Connection marked as dead

Errors from the ElasticSearch client saying:

%s marked as dead for %s seconds

The code can be seen here: https://github.com/rhec/pyelasticsearch/blob/master/pyelasticsearch/client.py#L241

My thought is that the pyelasticsearch client is timing out when the cron task re-indexes the data (there are lots of records, so I would expect this to take some time). The connections are pooled, and time-out, so the connection is marked as dead.

To see if this is the problem (or not), I have added BATCH_SIZE and TIMEOUT to the settings:

HAYSTACK_CONNECTIONS = {
    'default': {
        'BATCH_SIZE': 100,
        'ENGINE': 'haystack.backends.elasticsearch_backend.ElasticsearchSearchEngine',
        'INDEX_NAME': '{}'.format(SITE_NAME),
        'TIMEOUT': 60 * 5,
        'URL': 'http://127.0.0.1:9200/',
    },
}

For documentation on these settings: http://django-haystack.readthedocs.org/en/v2.1.0/settings.html

fabric

env is not set when you use run (with Connection).
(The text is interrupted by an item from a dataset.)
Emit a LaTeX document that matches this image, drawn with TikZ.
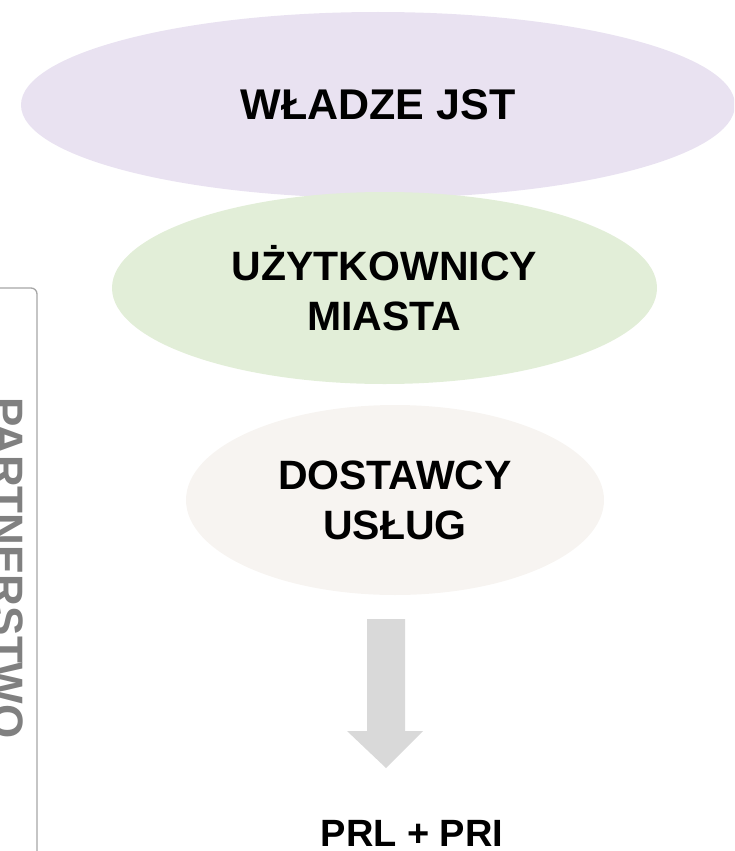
\documentclass[tikz,border=0pt]{standalone}
\usepackage{fontspec}
\setmainfont{Liberation Sans}
\usetikzlibrary{shapes.geometric}
\definecolor{jstfill}{HTML}{E9E2F1}
\definecolor{userfill}{HTML}{E2EED8}
\definecolor{supplyfill}{HTML}{F7F4F1}
\definecolor{framegray}{HTML}{A6A6A6}
\definecolor{labelgray}{HTML}{808080}
\definecolor{arrowgray}{HTML}{D9D9D9}
\tikzset{
  oval/.style={ellipse, inner sep=0pt, draw=none, align=center,
    font=\fontsize{41}{50}\selectfont\bfseries},
}
\begin{document}
\begin{tikzpicture}[x=1pt,y=-1pt]
  \useasboundingbox (0,0) rectangle (734,851);
  \clip (0,0) rectangle (734,851);

  % stakeholder ovals
  \node[oval, fill=jstfill, minimum width=714pt, minimum height=186pt,
    font=\fontsize{43}{50}\selectfont\bfseries] (jst) at (378,105) {WŁADZE JST};
  \node[oval, fill=userfill, minimum width=545pt, minimum height=192pt] (users) at (384.5,288) {UŻYTKOWNICY\\MIASTA};
  \node[oval, fill=supplyfill, minimum width=418pt, minimum height=190pt] (supply) at (395,500) {DOSTAWCY\\USŁUG};

  % block arrow towards the result
  \fill[arrowgray] (367,619) -- (405,619) -- (405,731) -- (423,731) -- (386,768)
    -- (347,731) -- (367,731) -- cycle;

  % result
  \node[anchor=base, inner sep=0pt, font=\fontsize{38}{46}\selectfont\bfseries] (result) at (412,846) {PRL + PRI};

  % partnership frame and label
  \draw[framegray, line width=1.3pt] (-5,288) -- (31,288) arc[start angle=-90, end angle=0, radius=6] -- (37,860);
  \node[anchor=base, rotate=-90, inner sep=0pt, text=labelgray,
    font=\fontsize{44}{50}\selectfont\bfseries] (partner) at (-8,568) {PARTNERSTWO};
\end{tikzpicture}
\end{document}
To resolve the issue, add inline_ssh_env to the Connection constructor e.g:

with Connection(domain_deploy, user, inline_ssh_env=True) as ctx:
    ctx.run(
        "cd {site_folder} && {venv} {manage} {command}".format(**param),
        env=env,
        replace_env=True,
        echo=True,
    )

Warning

The inline_ssh_env functionality does not perform any shell escaping on your behalf! For more information, see fabric, Connection, __init__

git

git clone fails with “fatal: Out of memory, malloc failed” error

To install the Salt master on a Linux server with less resources, I created a swap file:

df -v
swapon --show
free
fallocate -l 1G /swapfile
ls -lh /swapfile
sudo chmod 600 /swapfile
ls -lh /swapfile
mkswap /swapfile
swapon /swapfile
swapon --show
free

GitLab

CI

If you find Continuous Integration (CI) is running tests from other apps, then check the project setup.cfg file to make sure src is included in the norecursedirs section. For details, see Continuous Integration.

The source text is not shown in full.